In theory you can use any ski for alpine touring however more and more brands are developing touring-specific skis with lighter constructions and shapes suited to the variable backcountry terrain.
Always consider which type of climbing skins you want to use with your skis as some AT-specific skis have cutouts or holes in the tips and tails designed for your skin system. Other AT-specific skis are made from the same moulds as the brand’s alpine skis, but with a lighter core and without an additional metal or laminated layer to save weight.
If possible, try before you buy.
Narrow and light skis are brilliant for the climb, sadly, where you’ll be spending most of your day. Wider and heavy skis are ideal for downhill, especially handling speed and difficult terrain in soft or deep snow. But don’t forget to factor in the weight of your AT ski boots and bindings.

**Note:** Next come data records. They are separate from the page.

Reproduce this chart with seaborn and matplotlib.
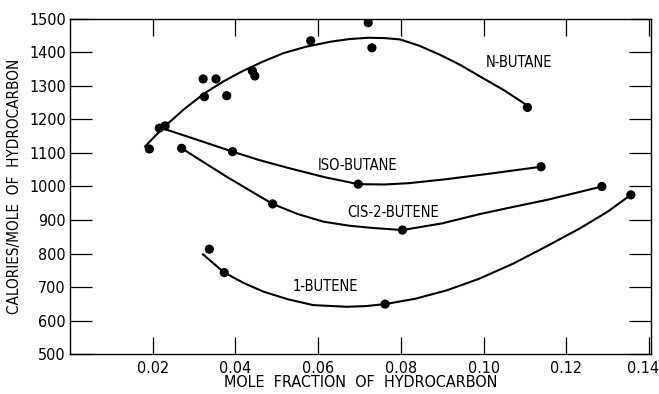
import matplotlib
matplotlib.use('Agg')
import matplotlib.pyplot as plt
import matplotlib.transforms as mtransforms
import seaborn as sns
import pandas as pd

# measured points
n_butane_x = [0.0192, 0.0216, 0.0230, 0.0322, 0.0325, 0.0353, 0.0379, 0.0441, 0.0447, 0.0582, 0.0721, 0.0730, 0.1106]
n_butane_y = [1112, 1174, 1181, 1321, 1268, 1321, 1271, 1345, 1330, 1435, 1489, 1414, 1236]
iso_butane_x = [0.0393, 0.0697, 0.1139]
iso_butane_y = [1104, 1007, 1059]
cis_butene_x = [0.0270, 0.0490, 0.0804, 0.1286]
cis_butene_y = [1114, 948, 870, 1000]
butene1_x = [0.0337, 0.0373, 0.0762, 0.1356]
butene1_y = [813, 743, 649, 975]

# hand drawn curves
n_butane_cx = [0.0181, 0.0226, 0.0275, 0.0325, 0.0370, 0.0415, 0.0465, 0.0516, 0.0570, 0.0629,
               0.0675, 0.0721, 0.0760, 0.0798, 0.0845, 0.0895, 0.0945, 0.0992, 0.1050, 0.1104]
n_butane_cy = [1119, 1176, 1230, 1278, 1313, 1343, 1372, 1398, 1417, 1432,
               1440, 1444, 1443, 1439, 1420, 1393, 1362, 1328, 1287, 1243]
iso_butane_cx = [0.0230, 0.0311, 0.0393, 0.0460, 0.0532, 0.0615, 0.0697, 0.0760, 0.0820, 0.0911, 0.1025, 0.1139]
iso_butane_cy = [1171, 1138, 1104, 1078, 1054, 1028, 1007, 1006, 1010, 1022, 1040, 1059]
cis_butene_cx = [0.0270, 0.0325, 0.0379, 0.0435, 0.0490, 0.0550, 0.0613, 0.0675, 0.0734, 0.0804,
                 0.0900, 0.0992, 0.1075, 0.1153, 0.1220, 0.1286]
cis_butene_cy = [1114, 1071, 1029, 988, 948, 918, 895, 883, 876, 870,
                 890, 918, 940, 960, 980, 1000]
butene1_cx = [0.0321, 0.0373, 0.0420, 0.0468, 0.0528, 0.0588, 0.0669, 0.0715, 0.0762, 0.0835,
              0.0911, 0.0990, 0.1072, 0.1150, 0.1233, 0.1300, 0.1356]
butene1_cy = [798, 743, 712, 686, 663, 646, 641, 643, 649, 665,
              690, 725, 770, 820, 875, 925, 975]

labels = ['N-BUTANE', 'ISO-BUTANE', 'CIS-2-BUTENE', '1-BUTENE']
label_x = [0.1086, 0.0695, 0.0781, 0.0617]
label_y = [1371, 1064, 921, 701]

x_ticks = [0.02, 0.04, 0.06, 0.08, 0.10, 0.12, 0.14]
x_ticklabels = ['0.02', '0.04', '0.06', '0.08', '0.10', '0.12', '0.14']
y_ticks = list(range(500, 1501, 100))

pts = pd.concat([
    pd.DataFrame({'x': n_butane_x, 'y': n_butane_y, 'series': 'n'}),
    pd.DataFrame({'x': iso_butane_x, 'y': iso_butane_y, 'series': 'iso'}),
    pd.DataFrame({'x': cis_butene_x, 'y': cis_butene_y, 'series': 'cis'}),
    pd.DataFrame({'x': butene1_x, 'y': butene1_y, 'series': '1b'}),
])
curves = pd.concat([
    pd.DataFrame({'x': n_butane_cx, 'y': n_butane_cy, 'series': 'n'}),
    pd.DataFrame({'x': iso_butane_cx, 'y': iso_butane_cy, 'series': 'iso'}),
    pd.DataFrame({'x': cis_butene_cx, 'y': cis_butene_cy, 'series': 'cis'}),
    pd.DataFrame({'x': butene1_cx, 'y': butene1_cy, 'series': '1b'}),
])

sns.set_style('ticks')
plt.rcParams['font.family'] = ['DejaVu Sans']
plt.rcParams['font.stretch'] = 'condensed'
plt.rcParams['text.color'] = 'black'
plt.rcParams['axes.labelcolor'] = 'black'

fig = plt.figure(figsize=(6.59, 3.94), dpi=100)
ax = fig.add_axes([0.1062, 0.1015, 0.8818, 0.8503])

sns.lineplot(data=curves, x='x', y='y', units='series', estimator=None, sort=False,
             color='black', linewidth=1.5, ax=ax)
sns.scatterplot(data=pts, x='x', y='y', color='black', s=44, edgecolor='none', ax=ax, zorder=3)

for t, lx, ly in zip(labels, label_x, label_y):
    ax.text(lx, ly, t, ha='center', va='center', fontsize=10.5, color='black')

ax.set_xlim(0, 0.1405)
ax.set_ylim(500, 1500)
ax.set_xticks(x_ticks)
ax.set_xticklabels(x_ticklabels)
ax.set_yticks(y_ticks)
ax.tick_params(axis='both', direction='in', labelsize=11.5, colors='black', width=0.9)
ax.tick_params(axis='y', length=16, pad=3, right=True)
ax.tick_params(axis='x', length=12, pad=5, top=True)
for s in ax.spines.values():
    s.set_visible(True)
    s.set_linewidth(1.0)
    s.set_color('black')

# last x label sits against the right edge, nudge it inside
last = ax.get_xticklabels()[-1]
last.set_transform(last.get_transform() + mtransforms.ScaledTranslation(-6 / 100, 0, fig.dpi_scale_trans))

ax.set_xlabel('MOLE  FRACTION  OF  HYDROCARBON', fontsize=11.5, labelpad=-1)
ax.set_ylabel('CALORIES/MOLE  OF  HYDROCARBON', fontsize=11, labelpad=5)

fig.savefig('out.png', dpi=100)
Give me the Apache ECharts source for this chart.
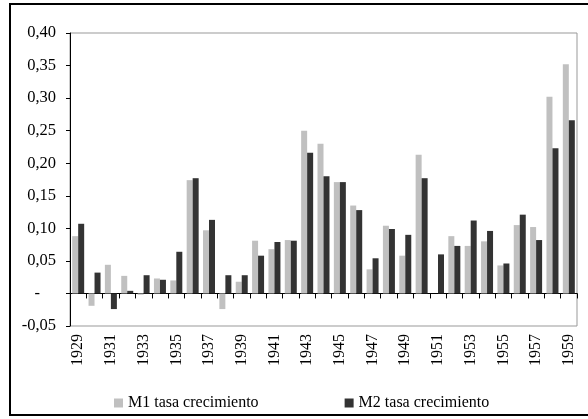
<!DOCTYPE html>
<html>
<head>
<meta charset="utf-8">
<script src="https://cdn.jsdelivr.net/npm/echarts@6/dist/echarts.min.js"></script>
<style>
html,body{margin:0;padding:0;background:#fff;overflow:hidden;}
#chart{position:absolute;left:0;top:0;width:588px;height:419px;}
.frame{position:absolute;left:9px;top:3px;width:620px;height:413px;border:2px solid #000;box-sizing:border-box;pointer-events:none;}
</style>
</head>
<body>
<div id="chart"></div>
<div class="frame"></div>
<script>
// years on the category axis
var years = ['1929','1930','1931','1932','1933','1934','1935','1936','1937','1938',
  '1939','1940','1941','1942','1943','1944','1945','1946','1947','1948',
  '1949','1950','1951','1952','1953','1954','1955','1956','1957','1958','1959'];
// M1 growth rate
var m1 = [0.088, -0.019, 0.044, 0.027, -0.002, 0.023, 0.020, 0.174, 0.097, -0.024,
  0.018, 0.081, 0.068, 0.082, 0.250, 0.230, 0.171, 0.135, 0.037, 0.104,
  0.058, 0.213, 0, 0.088, 0.073, 0.080, 0.043, 0.105, 0.102, 0.302, 0.352];
// M2 growth rate
var m2 = [0.107, 0.032, -0.024, 0.004, 0.028, 0.021, 0.064, 0.177, 0.113, 0.028,
  0.028, 0.058, 0.079, 0.081, 0.216, 0.180, 0.171, 0.128, 0.054, 0.099,
  0.090, 0.177, 0.060, 0.073, 0.112, 0.096, 0.046, 0.121, 0.082, 0.223, 0.266];
var seriesNames = ['M1 tasa crecimiento', 'M2 tasa crecimiento'];

var font = '"Liberation Serif", "Times New Roman", serif';
var myChart = echarts.init(document.getElementById('chart'));
var option = {
  animation: false,
  textStyle: {fontFamily: font, color: '#000'},
  grid: {
    left: 70, right: 11, top: 33, bottom: 93,
    show: true, borderColor: '#999', borderWidth: 1
  },
  legend: {
    data: seriesNames,
    left: 109, top: 390,
    icon: 'rect', itemWidth: 9, itemHeight: 9, itemGap: 86,
    textStyle: {fontFamily: font, fontSize: 16, color: '#000'}
  },
  xAxis: [
    {
      type: 'category',
      data: years,
      axisLine: {onZero: true, lineStyle: {color: '#000', width: 1}},
      axisTick: {show: true, interval: 0, length: 5, lineStyle: {color: '#000'}},
      axisLabel: {show: false},
      splitLine: {show: false}
    },
    {
      type: 'category',
      data: years,
      position: 'bottom',
      axisLine: {show: false, onZero: false},
      axisTick: {show: false},
      axisLabel: {
        interval: 1, rotate: 90, margin: 8,
        fontFamily: font, fontSize: 16, color: '#000'
      },
      splitLine: {show: false}
    }
  ],
  yAxis: {
    type: 'value',
    min: -0.05, max: 0.40, interval: 0.05,
    axisLine: {show: true, lineStyle: {color: '#000', width: 1}},
    axisTick: {show: true, length: 4, lineStyle: {color: '#000'}},
    splitLine: {show: false},
    axisLabel: {
      margin: 14,
      fontFamily: font, fontSize: 16.5, color: '#000',
      formatter: function (v) {
        if (Math.abs(v) < 1e-9) return '{z|-}';
        return v.toFixed(2).replace('.', ',');
      },
      rich: {z: {fontFamily: font, fontSize: 16.5, color: '#000', padding: [0, 16, 0, 0]}}
    }
  },
  series: [
    {
      name: seriesNames[0],
      type: 'bar',
      xAxisIndex: 0,
      data: m1,
      barWidth: 6,
      barGap: '0%',
      itemStyle: {color: '#c0c0c0'}
    },
    {
      name: seriesNames[1],
      type: 'bar',
      xAxisIndex: 0,
      data: m2,
      barWidth: 6,
      barGap: '0%',
      itemStyle: {color: '#333333'}
    }
  ]
};
myChart.setOption(option);
</script>
</body>
</html>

Many alpine touring skiers prefer a rocker or early rise in the tip, making it easier to both ski and skin in fresh snow. A rocker in the tail can add manoeuvrability in steep terrain but can make attaching skins more difficult so it’s usually again down to personal preference.
Alpine touring skis can be divided into three weight classes; ultralight, standard weight, and heavy. While lighter skis are easier to carry up the mountain, your downhill performance may be compromised and vice versa.
Ultralight skis are usually under 2.7kg for the pair, allowing you to easily glide up the hill. They can be made with advanced materials such as carbon fibre for increased performance.